__GOAL OF THE EXERCISE__
Copy everything in the listing below word for word, apart from any images.

:: INPUT FOR THIS TASK ::

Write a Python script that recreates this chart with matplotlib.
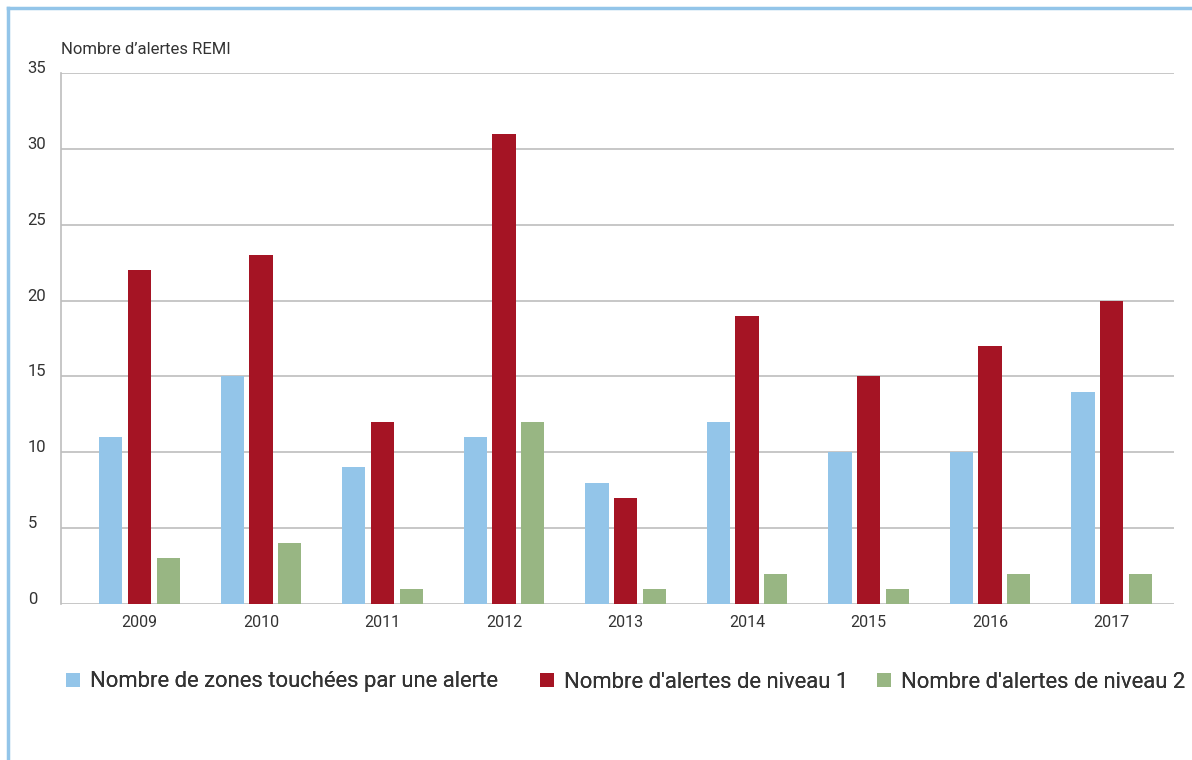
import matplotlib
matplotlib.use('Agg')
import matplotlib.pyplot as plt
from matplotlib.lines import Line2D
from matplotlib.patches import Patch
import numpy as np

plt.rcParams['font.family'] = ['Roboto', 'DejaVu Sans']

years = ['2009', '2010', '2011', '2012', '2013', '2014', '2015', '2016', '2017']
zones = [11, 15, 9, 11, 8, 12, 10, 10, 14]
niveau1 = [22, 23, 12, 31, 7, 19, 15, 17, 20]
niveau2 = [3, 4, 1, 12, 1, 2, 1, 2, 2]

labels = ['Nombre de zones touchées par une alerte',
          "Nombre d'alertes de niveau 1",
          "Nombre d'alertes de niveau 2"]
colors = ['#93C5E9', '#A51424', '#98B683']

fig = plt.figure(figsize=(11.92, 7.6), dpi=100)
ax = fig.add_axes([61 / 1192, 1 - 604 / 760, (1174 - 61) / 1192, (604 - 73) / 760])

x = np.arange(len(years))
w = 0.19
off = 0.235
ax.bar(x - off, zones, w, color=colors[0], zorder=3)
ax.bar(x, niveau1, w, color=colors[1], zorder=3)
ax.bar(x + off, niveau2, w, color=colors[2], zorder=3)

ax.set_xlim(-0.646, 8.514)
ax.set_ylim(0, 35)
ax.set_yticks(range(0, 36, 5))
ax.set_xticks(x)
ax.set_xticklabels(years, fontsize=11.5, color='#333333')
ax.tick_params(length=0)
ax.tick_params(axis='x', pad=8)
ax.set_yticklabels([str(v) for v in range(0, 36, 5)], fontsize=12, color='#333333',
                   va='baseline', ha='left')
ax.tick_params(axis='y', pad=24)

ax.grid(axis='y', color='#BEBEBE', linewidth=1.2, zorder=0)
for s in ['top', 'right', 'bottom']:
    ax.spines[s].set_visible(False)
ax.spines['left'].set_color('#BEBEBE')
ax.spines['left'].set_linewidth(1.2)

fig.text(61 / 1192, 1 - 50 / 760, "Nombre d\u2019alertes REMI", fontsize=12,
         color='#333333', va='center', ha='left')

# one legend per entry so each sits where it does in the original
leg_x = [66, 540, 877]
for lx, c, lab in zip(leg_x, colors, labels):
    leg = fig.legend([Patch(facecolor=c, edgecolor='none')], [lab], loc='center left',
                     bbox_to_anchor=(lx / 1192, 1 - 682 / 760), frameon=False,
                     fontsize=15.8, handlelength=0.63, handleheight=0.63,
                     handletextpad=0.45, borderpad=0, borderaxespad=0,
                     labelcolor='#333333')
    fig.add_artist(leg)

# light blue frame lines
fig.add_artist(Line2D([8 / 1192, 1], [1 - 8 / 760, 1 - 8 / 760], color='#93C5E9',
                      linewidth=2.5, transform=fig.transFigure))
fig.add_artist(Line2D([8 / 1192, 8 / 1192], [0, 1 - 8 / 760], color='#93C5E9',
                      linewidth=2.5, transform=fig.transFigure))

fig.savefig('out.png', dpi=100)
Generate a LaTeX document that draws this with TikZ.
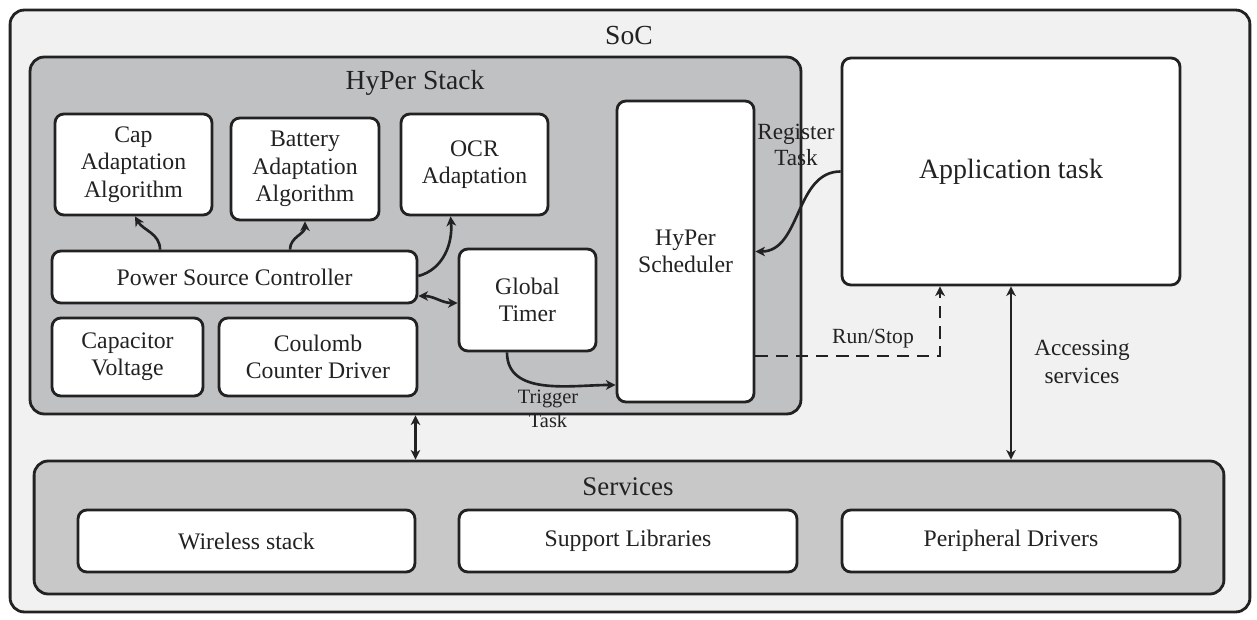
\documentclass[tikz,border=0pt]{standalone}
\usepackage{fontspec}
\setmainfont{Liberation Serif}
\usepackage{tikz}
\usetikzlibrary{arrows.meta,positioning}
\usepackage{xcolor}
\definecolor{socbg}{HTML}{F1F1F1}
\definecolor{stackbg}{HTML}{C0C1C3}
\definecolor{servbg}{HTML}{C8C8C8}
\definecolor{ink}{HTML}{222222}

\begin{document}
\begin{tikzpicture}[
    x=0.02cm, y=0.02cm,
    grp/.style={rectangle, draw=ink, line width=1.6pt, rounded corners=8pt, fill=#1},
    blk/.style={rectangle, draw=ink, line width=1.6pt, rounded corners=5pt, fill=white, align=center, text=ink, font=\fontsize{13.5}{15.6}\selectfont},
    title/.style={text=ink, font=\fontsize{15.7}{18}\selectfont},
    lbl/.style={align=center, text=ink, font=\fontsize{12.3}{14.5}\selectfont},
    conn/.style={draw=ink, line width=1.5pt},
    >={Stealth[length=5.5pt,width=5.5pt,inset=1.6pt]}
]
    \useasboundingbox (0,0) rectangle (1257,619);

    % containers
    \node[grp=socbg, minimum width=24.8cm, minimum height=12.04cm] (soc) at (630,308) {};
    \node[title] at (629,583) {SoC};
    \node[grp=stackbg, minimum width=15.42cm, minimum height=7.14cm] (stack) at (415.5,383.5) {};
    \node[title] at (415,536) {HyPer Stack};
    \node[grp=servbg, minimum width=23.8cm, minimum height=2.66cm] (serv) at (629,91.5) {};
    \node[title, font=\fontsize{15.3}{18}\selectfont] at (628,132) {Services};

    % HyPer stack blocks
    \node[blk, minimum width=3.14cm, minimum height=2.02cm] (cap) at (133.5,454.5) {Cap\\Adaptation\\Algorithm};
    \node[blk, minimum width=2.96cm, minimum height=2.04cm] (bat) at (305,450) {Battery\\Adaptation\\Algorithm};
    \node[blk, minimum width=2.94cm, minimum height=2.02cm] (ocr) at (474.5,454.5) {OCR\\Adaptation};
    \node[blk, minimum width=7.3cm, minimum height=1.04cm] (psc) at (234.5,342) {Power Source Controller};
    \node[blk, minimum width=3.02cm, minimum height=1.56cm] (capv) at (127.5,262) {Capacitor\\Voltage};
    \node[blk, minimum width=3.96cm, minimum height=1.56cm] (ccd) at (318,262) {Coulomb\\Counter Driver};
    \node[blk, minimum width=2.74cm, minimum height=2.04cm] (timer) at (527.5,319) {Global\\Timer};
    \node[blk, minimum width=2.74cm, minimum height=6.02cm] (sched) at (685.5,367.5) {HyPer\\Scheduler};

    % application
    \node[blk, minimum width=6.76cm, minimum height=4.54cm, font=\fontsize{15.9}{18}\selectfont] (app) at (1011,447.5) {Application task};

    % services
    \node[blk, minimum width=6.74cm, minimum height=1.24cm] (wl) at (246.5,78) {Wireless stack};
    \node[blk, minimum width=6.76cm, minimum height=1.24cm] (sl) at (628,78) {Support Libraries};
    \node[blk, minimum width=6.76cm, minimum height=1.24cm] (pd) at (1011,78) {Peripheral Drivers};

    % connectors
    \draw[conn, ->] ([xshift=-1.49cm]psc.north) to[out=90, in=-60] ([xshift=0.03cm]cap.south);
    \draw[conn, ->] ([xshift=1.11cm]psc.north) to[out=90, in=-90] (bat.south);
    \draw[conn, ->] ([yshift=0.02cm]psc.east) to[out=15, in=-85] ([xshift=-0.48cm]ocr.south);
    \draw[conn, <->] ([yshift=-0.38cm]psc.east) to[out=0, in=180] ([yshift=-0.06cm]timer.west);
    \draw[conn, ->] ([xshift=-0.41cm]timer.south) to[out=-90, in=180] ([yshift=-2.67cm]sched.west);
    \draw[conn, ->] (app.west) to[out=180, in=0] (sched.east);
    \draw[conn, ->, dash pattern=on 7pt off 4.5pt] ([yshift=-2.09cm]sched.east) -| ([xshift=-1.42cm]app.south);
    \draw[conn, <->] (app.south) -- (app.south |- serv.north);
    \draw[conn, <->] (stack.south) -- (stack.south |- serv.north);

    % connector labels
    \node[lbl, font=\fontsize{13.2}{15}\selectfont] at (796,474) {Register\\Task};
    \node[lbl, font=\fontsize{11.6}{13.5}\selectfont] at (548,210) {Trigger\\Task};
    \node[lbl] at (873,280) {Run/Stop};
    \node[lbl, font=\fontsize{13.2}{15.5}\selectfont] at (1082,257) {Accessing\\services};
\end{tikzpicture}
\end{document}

:::

__IN RESPONSE__
Write a Python script that recreates this chart with matplotlib.
import matplotlib
matplotlib.use('Agg')
import matplotlib.pyplot as plt
from matplotlib.lines import Line2D
from matplotlib.patches import Patch
import numpy as np

plt.rcParams['font.family'] = ['Roboto', 'DejaVu Sans']

years = ['2009', '2010', '2011', '2012', '2013', '2014', '2015', '2016', '2017']
zones = [11, 15, 9, 11, 8, 12, 10, 10, 14]
niveau1 = [22, 23, 12, 31, 7, 19, 15, 17, 20]
niveau2 = [3, 4, 1, 12, 1, 2, 1, 2, 2]

labels = ['Nombre de zones touchées par une alerte',
          "Nombre d'alertes de niveau 1",
          "Nombre d'alertes de niveau 2"]
colors = ['#93C5E9', '#A51424', '#98B683']

fig = plt.figure(figsize=(11.92, 7.6), dpi=100)
ax = fig.add_axes([61 / 1192, 1 - 604 / 760, (1174 - 61) / 1192, (604 - 73) / 760])

x = np.arange(len(years))
w = 0.19
off = 0.235
ax.bar(x - off, zones, w, color=colors[0], zorder=3)
ax.bar(x, niveau1, w, color=colors[1], zorder=3)
ax.bar(x + off, niveau2, w, color=colors[2], zorder=3)

ax.set_xlim(-0.646, 8.514)
ax.set_ylim(0, 35)
ax.set_yticks(range(0, 36, 5))
ax.set_xticks(x)
ax.set_xticklabels(years, fontsize=11.5, color='#333333')
ax.tick_params(length=0)
ax.tick_params(axis='x', pad=8)
ax.set_yticklabels([str(v) for v in range(0, 36, 5)], fontsize=12, color='#333333',
                   va='baseline', ha='left')
ax.tick_params(axis='y', pad=24)

ax.grid(axis='y', color='#BEBEBE', linewidth=1.2, zorder=0)
for s in ['top', 'right', 'bottom']:
    ax.spines[s].set_visible(False)
ax.spines['left'].set_color('#BEBEBE')
ax.spines['left'].set_linewidth(1.2)

fig.text(61 / 1192, 1 - 50 / 760, "Nombre d\u2019alertes REMI", fontsize=12,
         color='#333333', va='center', ha='left')

# one legend per entry so each sits where it does in the original
leg_x = [66, 540, 877]
for lx, c, lab in zip(leg_x, colors, labels):
    leg = fig.legend([Patch(facecolor=c, edgecolor='none')], [lab], loc='center left',
                     bbox_to_anchor=(lx / 1192, 1 - 682 / 760), frameon=False,
                     fontsize=15.8, handlelength=0.63, handleheight=0.63,
                     handletextpad=0.45, borderpad=0, borderaxespad=0,
                     labelcolor='#333333')
    fig.add_artist(leg)

# light blue frame lines
fig.add_artist(Line2D([8 / 1192, 1], [1 - 8 / 760, 1 - 8 / 760], color='#93C5E9',
                      linewidth=2.5, transform=fig.transFigure))
fig.add_artist(Line2D([8 / 1192, 8 / 1192], [0, 1 - 8 / 760], color='#93C5E9',
                      linewidth=2.5, transform=fig.transFigure))

fig.savefig('out.png', dpi=100)
Generate a LaTeX document that draws this with TikZ.
\documentclass[tikz,border=0pt]{standalone}
\usepackage{fontspec}
\setmainfont{Liberation Serif}
\usepackage{tikz}
\usetikzlibrary{arrows.meta,positioning}
\usepackage{xcolor}
\definecolor{socbg}{HTML}{F1F1F1}
\definecolor{stackbg}{HTML}{C0C1C3}
\definecolor{servbg}{HTML}{C8C8C8}
\definecolor{ink}{HTML}{222222}

\begin{document}
\begin{tikzpicture}[
    x=0.02cm, y=0.02cm,
    grp/.style={rectangle, draw=ink, line width=1.6pt, rounded corners=8pt, fill=#1},
    blk/.style={rectangle, draw=ink, line width=1.6pt, rounded corners=5pt, fill=white, align=center, text=ink, font=\fontsize{13.5}{15.6}\selectfont},
    title/.style={text=ink, font=\fontsize{15.7}{18}\selectfont},
    lbl/.style={align=center, text=ink, font=\fontsize{12.3}{14.5}\selectfont},
    conn/.style={draw=ink, line width=1.5pt},
    >={Stealth[length=5.5pt,width=5.5pt,inset=1.6pt]}
]
    \useasboundingbox (0,0) rectangle (1257,619);

    % containers
    \node[grp=socbg, minimum width=24.8cm, minimum height=12.04cm] (soc) at (630,308) {};
    \node[title] at (629,583) {SoC};
    \node[grp=stackbg, minimum width=15.42cm, minimum height=7.14cm] (stack) at (415.5,383.5) {};
    \node[title] at (415,536) {HyPer Stack};
    \node[grp=servbg, minimum width=23.8cm, minimum height=2.66cm] (serv) at (629,91.5) {};
    \node[title, font=\fontsize{15.3}{18}\selectfont] at (628,132) {Services};

    % HyPer stack blocks
    \node[blk, minimum width=3.14cm, minimum height=2.02cm] (cap) at (133.5,454.5) {Cap\\Adaptation\\Algorithm};
    \node[blk, minimum width=2.96cm, minimum height=2.04cm] (bat) at (305,450) {Battery\\Adaptation\\Algorithm};
    \node[blk, minimum width=2.94cm, minimum height=2.02cm] (ocr) at (474.5,454.5) {OCR\\Adaptation};
    \node[blk, minimum width=7.3cm, minimum height=1.04cm] (psc) at (234.5,342) {Power Source Controller};
    \node[blk, minimum width=3.02cm, minimum height=1.56cm] (capv) at (127.5,262) {Capacitor\\Voltage};
    \node[blk, minimum width=3.96cm, minimum height=1.56cm] (ccd) at (318,262) {Coulomb\\Counter Driver};
    \node[blk, minimum width=2.74cm, minimum height=2.04cm] (timer) at (527.5,319) {Global\\Timer};
    \node[blk, minimum width=2.74cm, minimum height=6.02cm] (sched) at (685.5,367.5) {HyPer\\Scheduler};

    % application
    \node[blk, minimum width=6.76cm, minimum height=4.54cm, font=\fontsize{15.9}{18}\selectfont] (app) at (1011,447.5) {Application task};

    % services
    \node[blk, minimum width=6.74cm, minimum height=1.24cm] (wl) at (246.5,78) {Wireless stack};
    \node[blk, minimum width=6.76cm, minimum height=1.24cm] (sl) at (628,78) {Support Libraries};
    \node[blk, minimum width=6.76cm, minimum height=1.24cm] (pd) at (1011,78) {Peripheral Drivers};

    % connectors
    \draw[conn, ->] ([xshift=-1.49cm]psc.north) to[out=90, in=-60] ([xshift=0.03cm]cap.south);
    \draw[conn, ->] ([xshift=1.11cm]psc.north) to[out=90, in=-90] (bat.south);
    \draw[conn, ->] ([yshift=0.02cm]psc.east) to[out=15, in=-85] ([xshift=-0.48cm]ocr.south);
    \draw[conn, <->] ([yshift=-0.38cm]psc.east) to[out=0, in=180] ([yshift=-0.06cm]timer.west);
    \draw[conn, ->] ([xshift=-0.41cm]timer.south) to[out=-90, in=180] ([yshift=-2.67cm]sched.west);
    \draw[conn, ->] (app.west) to[out=180, in=0] (sched.east);
    \draw[conn, ->, dash pattern=on 7pt off 4.5pt] ([yshift=-2.09cm]sched.east) -| ([xshift=-1.42cm]app.south);
    \draw[conn, <->] (app.south) -- (app.south |- serv.north);
    \draw[conn, <->] (stack.south) -- (stack.south |- serv.north);

    % connector labels
    \node[lbl, font=\fontsize{13.2}{15}\selectfont] at (796,474) {Register\\Task};
    \node[lbl, font=\fontsize{11.6}{13.5}\selectfont] at (548,210) {Trigger\\Task};
    \node[lbl] at (873,280) {Run/Stop};
    \node[lbl, font=\fontsize{13.2}{15.5}\selectfont] at (1082,257) {Accessing\\services};
\end{tikzpicture}
\end{document}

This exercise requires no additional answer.